__What to do__:
What is to be printed is the span of lines starting at the one containing "Convert this chart to Apache ECharts code." and ending at the one containing "pieValues = [332,311,148,340,190,400,288,477,683,12,92,93];", reproduced exactly with pictures left out.

__Provided data__:

########################################

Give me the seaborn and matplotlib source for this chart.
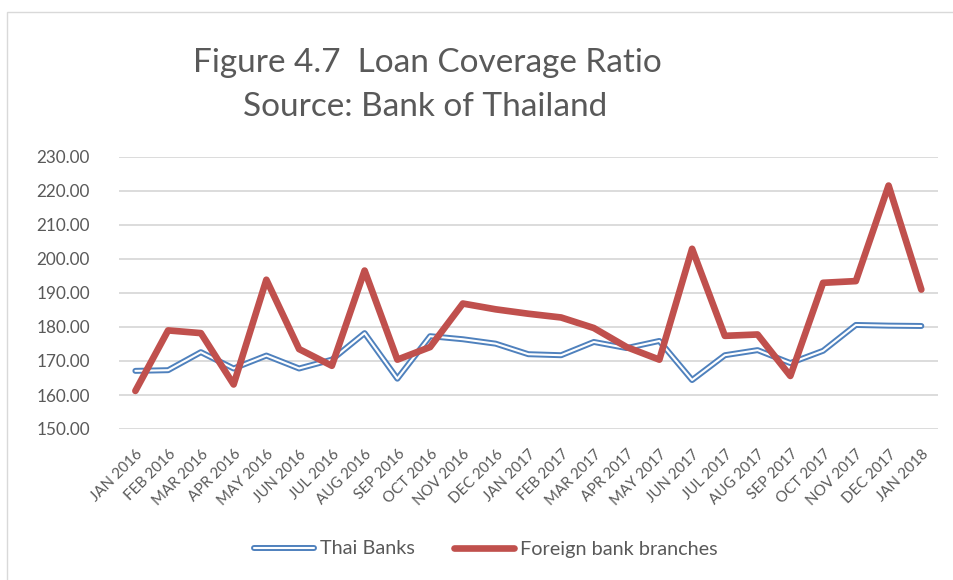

########################################

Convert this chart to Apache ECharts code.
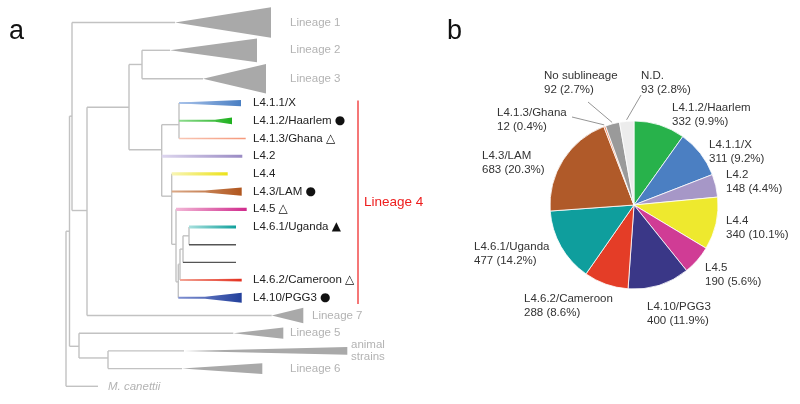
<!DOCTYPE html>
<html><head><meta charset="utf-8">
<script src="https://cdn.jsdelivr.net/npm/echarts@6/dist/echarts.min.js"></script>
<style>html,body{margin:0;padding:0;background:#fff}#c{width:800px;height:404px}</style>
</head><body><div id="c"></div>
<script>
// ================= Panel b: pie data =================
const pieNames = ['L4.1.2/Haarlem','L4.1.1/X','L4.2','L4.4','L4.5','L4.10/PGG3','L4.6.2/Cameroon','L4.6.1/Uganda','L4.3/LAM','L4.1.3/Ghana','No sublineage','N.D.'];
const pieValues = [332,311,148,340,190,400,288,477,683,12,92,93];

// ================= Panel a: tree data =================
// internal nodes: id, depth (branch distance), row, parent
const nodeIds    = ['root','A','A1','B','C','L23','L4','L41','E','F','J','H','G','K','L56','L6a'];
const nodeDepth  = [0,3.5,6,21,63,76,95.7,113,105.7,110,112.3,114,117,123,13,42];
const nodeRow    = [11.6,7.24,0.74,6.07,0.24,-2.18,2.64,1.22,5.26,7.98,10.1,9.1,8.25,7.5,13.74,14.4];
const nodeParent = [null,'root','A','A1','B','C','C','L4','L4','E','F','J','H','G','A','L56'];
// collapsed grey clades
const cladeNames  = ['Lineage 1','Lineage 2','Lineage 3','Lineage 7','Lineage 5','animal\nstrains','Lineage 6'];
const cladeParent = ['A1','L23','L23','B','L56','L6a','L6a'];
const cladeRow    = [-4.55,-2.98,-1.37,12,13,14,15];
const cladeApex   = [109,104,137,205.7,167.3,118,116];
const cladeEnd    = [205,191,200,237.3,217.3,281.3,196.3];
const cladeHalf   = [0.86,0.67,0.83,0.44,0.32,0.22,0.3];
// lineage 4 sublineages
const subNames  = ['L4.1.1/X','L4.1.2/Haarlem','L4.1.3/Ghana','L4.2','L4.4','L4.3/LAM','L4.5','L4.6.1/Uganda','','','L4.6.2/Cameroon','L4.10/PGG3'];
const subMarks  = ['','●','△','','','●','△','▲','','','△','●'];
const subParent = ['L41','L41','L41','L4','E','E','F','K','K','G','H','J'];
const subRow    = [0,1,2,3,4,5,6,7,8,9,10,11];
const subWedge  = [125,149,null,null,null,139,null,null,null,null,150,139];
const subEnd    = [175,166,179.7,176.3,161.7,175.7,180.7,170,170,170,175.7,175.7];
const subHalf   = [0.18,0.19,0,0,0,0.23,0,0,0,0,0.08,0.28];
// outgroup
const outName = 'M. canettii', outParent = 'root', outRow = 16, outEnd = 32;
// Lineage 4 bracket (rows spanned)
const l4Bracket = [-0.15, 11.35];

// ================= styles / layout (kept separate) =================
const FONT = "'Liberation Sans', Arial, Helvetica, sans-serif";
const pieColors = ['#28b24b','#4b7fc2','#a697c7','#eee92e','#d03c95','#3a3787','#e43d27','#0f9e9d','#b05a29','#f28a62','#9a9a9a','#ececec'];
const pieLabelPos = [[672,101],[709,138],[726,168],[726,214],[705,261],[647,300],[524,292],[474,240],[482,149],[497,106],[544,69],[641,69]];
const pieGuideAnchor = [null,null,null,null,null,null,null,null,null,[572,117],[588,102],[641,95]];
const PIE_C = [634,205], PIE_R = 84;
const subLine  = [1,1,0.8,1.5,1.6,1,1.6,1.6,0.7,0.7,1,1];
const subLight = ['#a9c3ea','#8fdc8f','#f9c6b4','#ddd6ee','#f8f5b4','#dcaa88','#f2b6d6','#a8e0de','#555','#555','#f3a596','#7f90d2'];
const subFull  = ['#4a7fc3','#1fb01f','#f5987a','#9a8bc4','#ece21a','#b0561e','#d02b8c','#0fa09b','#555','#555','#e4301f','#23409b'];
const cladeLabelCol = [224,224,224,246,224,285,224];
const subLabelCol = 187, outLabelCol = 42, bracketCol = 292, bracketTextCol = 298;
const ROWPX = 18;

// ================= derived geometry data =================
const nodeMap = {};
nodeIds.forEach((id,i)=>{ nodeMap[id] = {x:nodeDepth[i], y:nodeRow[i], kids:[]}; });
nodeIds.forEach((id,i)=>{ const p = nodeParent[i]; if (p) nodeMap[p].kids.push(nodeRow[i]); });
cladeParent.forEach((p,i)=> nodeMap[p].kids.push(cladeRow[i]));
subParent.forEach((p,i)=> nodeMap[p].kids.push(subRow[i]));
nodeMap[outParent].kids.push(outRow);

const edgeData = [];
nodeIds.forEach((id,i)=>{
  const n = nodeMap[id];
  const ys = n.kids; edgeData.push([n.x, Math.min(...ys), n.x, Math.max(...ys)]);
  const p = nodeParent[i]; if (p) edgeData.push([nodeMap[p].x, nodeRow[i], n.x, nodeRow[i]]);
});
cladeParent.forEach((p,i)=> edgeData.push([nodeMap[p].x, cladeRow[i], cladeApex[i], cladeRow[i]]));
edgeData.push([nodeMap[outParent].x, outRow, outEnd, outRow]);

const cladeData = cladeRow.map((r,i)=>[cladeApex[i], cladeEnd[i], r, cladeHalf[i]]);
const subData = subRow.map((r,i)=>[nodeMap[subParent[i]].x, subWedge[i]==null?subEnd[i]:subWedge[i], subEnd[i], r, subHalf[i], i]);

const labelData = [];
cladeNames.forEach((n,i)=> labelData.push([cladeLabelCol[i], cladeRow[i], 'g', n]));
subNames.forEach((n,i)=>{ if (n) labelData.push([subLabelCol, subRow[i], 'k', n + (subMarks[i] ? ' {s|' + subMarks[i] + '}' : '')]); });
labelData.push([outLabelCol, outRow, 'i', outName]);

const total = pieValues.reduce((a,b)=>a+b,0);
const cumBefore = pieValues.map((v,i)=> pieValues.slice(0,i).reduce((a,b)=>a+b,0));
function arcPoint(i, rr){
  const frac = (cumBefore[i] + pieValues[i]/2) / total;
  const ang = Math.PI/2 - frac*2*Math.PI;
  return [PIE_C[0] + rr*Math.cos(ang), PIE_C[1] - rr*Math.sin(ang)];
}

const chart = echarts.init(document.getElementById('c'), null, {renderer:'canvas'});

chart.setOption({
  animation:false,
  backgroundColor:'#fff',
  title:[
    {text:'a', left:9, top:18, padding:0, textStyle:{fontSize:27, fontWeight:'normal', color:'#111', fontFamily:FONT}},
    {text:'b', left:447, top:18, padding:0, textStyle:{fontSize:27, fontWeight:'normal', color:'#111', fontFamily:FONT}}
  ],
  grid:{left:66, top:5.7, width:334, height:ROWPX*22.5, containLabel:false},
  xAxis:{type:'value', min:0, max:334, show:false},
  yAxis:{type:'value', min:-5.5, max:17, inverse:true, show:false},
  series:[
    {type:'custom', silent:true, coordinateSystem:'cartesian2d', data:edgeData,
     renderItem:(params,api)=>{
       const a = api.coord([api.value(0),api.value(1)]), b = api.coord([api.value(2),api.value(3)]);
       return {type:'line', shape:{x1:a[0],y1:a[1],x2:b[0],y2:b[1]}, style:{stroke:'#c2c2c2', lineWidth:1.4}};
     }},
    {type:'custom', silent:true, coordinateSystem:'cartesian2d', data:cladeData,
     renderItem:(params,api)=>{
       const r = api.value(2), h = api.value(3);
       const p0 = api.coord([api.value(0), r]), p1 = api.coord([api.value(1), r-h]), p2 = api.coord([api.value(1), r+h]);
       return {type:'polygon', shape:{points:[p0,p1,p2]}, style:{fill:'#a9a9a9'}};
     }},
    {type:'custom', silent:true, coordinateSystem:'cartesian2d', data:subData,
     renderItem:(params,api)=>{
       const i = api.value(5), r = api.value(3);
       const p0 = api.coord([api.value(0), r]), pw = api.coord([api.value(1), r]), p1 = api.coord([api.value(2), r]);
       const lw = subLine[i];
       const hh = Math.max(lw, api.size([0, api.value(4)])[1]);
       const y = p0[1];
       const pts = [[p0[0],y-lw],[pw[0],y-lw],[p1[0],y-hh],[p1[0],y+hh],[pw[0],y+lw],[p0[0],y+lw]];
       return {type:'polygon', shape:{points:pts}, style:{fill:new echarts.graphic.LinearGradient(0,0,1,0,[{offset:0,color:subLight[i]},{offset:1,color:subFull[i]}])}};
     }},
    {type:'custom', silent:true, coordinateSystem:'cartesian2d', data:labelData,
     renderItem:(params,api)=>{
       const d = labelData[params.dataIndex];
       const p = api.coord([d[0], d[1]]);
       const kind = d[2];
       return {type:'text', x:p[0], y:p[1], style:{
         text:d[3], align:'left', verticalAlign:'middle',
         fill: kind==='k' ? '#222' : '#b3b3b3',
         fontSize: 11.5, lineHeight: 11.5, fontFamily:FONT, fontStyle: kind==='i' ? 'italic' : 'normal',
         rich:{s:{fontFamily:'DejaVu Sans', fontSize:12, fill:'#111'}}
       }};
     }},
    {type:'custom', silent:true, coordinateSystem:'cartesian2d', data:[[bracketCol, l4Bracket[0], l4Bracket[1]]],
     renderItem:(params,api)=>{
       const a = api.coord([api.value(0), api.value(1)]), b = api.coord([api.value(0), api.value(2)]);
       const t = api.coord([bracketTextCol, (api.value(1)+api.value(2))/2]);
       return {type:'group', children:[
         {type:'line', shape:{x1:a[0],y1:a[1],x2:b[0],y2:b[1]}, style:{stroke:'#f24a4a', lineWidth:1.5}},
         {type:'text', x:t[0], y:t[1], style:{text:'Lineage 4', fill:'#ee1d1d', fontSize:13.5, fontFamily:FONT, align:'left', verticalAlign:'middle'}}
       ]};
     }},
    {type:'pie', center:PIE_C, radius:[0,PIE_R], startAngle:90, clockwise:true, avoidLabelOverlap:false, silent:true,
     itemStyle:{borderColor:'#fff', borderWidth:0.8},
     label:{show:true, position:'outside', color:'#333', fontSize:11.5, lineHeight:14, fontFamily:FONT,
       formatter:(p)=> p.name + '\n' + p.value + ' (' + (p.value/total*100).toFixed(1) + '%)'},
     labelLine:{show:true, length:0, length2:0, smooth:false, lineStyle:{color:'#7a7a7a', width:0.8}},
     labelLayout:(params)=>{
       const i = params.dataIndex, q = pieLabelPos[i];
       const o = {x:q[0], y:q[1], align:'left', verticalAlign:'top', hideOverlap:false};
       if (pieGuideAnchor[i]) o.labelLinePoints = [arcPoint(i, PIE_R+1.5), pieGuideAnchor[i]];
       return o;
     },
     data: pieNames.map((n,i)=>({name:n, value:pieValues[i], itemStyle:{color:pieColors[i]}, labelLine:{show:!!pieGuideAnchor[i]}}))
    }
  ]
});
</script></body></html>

########################################

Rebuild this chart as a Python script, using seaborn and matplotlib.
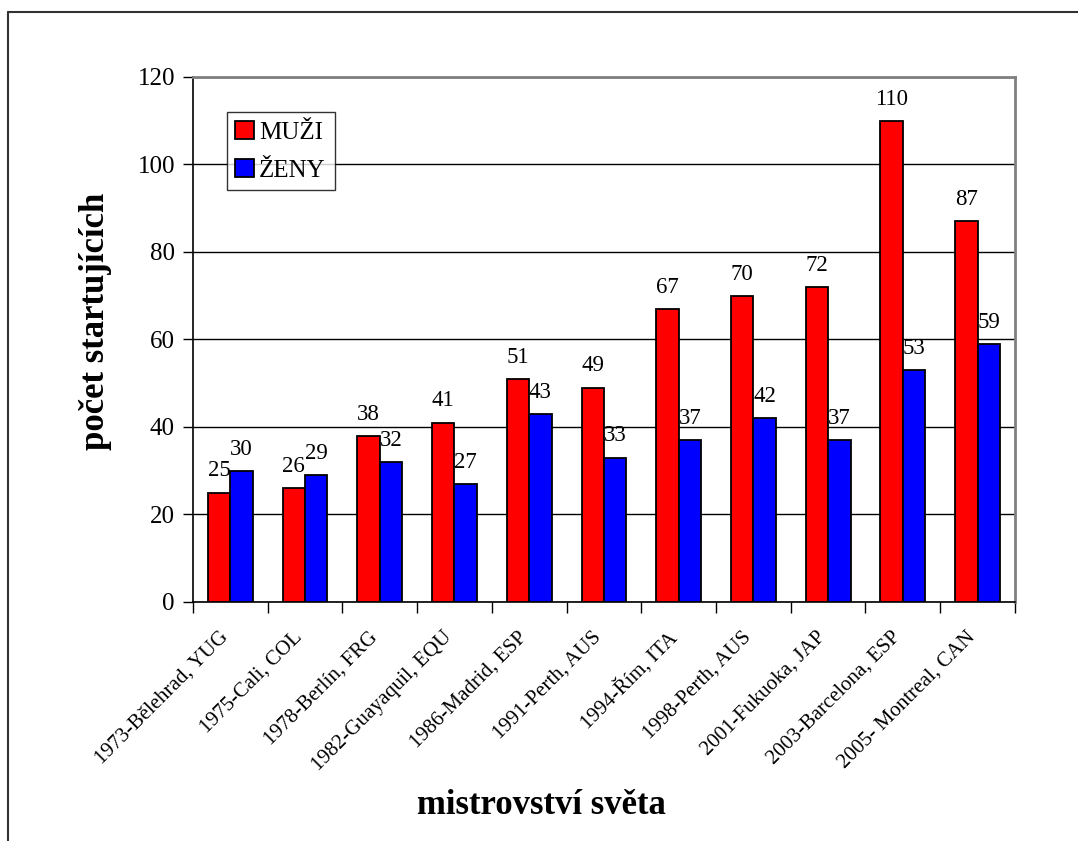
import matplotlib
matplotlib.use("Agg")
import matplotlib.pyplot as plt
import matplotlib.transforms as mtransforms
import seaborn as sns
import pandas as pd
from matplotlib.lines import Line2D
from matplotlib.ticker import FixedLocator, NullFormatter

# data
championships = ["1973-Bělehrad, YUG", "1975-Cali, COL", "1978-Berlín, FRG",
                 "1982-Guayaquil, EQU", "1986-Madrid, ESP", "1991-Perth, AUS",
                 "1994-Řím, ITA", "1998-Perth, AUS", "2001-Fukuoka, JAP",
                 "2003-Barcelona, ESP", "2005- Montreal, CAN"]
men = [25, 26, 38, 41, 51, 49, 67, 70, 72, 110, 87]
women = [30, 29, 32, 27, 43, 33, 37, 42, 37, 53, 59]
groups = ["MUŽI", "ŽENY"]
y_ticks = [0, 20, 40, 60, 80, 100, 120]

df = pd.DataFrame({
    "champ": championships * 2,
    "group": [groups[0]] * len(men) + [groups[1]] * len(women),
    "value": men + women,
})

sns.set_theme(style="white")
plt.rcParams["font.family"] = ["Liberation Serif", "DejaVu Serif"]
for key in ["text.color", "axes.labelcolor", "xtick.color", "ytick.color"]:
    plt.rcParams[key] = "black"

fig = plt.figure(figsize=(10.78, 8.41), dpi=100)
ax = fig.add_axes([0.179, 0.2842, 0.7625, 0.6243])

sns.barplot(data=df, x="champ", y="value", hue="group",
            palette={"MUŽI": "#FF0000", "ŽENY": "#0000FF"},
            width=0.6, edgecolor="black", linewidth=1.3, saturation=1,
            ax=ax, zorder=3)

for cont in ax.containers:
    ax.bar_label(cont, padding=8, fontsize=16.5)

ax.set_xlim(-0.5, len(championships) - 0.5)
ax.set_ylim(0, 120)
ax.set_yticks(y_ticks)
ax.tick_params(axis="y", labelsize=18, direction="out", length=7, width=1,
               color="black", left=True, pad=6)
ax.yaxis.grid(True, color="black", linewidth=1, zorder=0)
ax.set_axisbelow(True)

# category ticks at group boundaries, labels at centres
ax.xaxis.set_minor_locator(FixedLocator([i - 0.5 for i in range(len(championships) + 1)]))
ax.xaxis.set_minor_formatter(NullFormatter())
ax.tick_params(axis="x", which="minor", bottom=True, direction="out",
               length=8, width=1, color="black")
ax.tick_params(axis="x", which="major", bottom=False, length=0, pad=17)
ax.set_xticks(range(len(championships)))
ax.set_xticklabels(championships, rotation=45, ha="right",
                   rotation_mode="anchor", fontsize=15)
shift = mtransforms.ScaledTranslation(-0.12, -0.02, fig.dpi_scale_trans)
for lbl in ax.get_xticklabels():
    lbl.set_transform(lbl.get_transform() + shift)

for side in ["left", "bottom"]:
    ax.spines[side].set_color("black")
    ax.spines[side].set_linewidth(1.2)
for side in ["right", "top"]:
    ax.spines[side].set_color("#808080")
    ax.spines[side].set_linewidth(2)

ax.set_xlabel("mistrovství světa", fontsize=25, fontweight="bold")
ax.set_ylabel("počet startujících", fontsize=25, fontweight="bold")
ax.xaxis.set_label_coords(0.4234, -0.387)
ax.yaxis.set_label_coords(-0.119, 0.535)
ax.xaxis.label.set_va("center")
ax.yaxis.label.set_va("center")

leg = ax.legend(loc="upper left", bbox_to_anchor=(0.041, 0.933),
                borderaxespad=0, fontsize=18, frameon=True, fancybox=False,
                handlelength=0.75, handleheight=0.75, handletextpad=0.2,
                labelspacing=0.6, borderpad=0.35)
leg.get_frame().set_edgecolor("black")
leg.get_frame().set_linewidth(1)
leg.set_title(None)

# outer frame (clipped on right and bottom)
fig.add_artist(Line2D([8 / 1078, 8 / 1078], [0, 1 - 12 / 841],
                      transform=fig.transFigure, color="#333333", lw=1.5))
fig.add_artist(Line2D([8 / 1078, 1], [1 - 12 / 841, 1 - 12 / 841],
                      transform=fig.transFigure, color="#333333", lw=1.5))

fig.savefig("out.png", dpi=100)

########################################

__Final answer__:
Convert this chart to Apache ECharts code.
<!DOCTYPE html>
<html><head><meta charset="utf-8">
<script src="https://cdn.jsdelivr.net/npm/echarts@6/dist/echarts.min.js"></script>
<style>html,body{margin:0;padding:0;background:#fff}#c{width:800px;height:404px}</style>
</head><body><div id="c"></div>
<script>
// ================= Panel b: pie data =================
const pieNames = ['L4.1.2/Haarlem','L4.1.1/X','L4.2','L4.4','L4.5','L4.10/PGG3','L4.6.2/Cameroon','L4.6.1/Uganda','L4.3/LAM','L4.1.3/Ghana','No sublineage','N.D.'];
const pieValues = [332,311,148,340,190,400,288,477,683,12,92,93];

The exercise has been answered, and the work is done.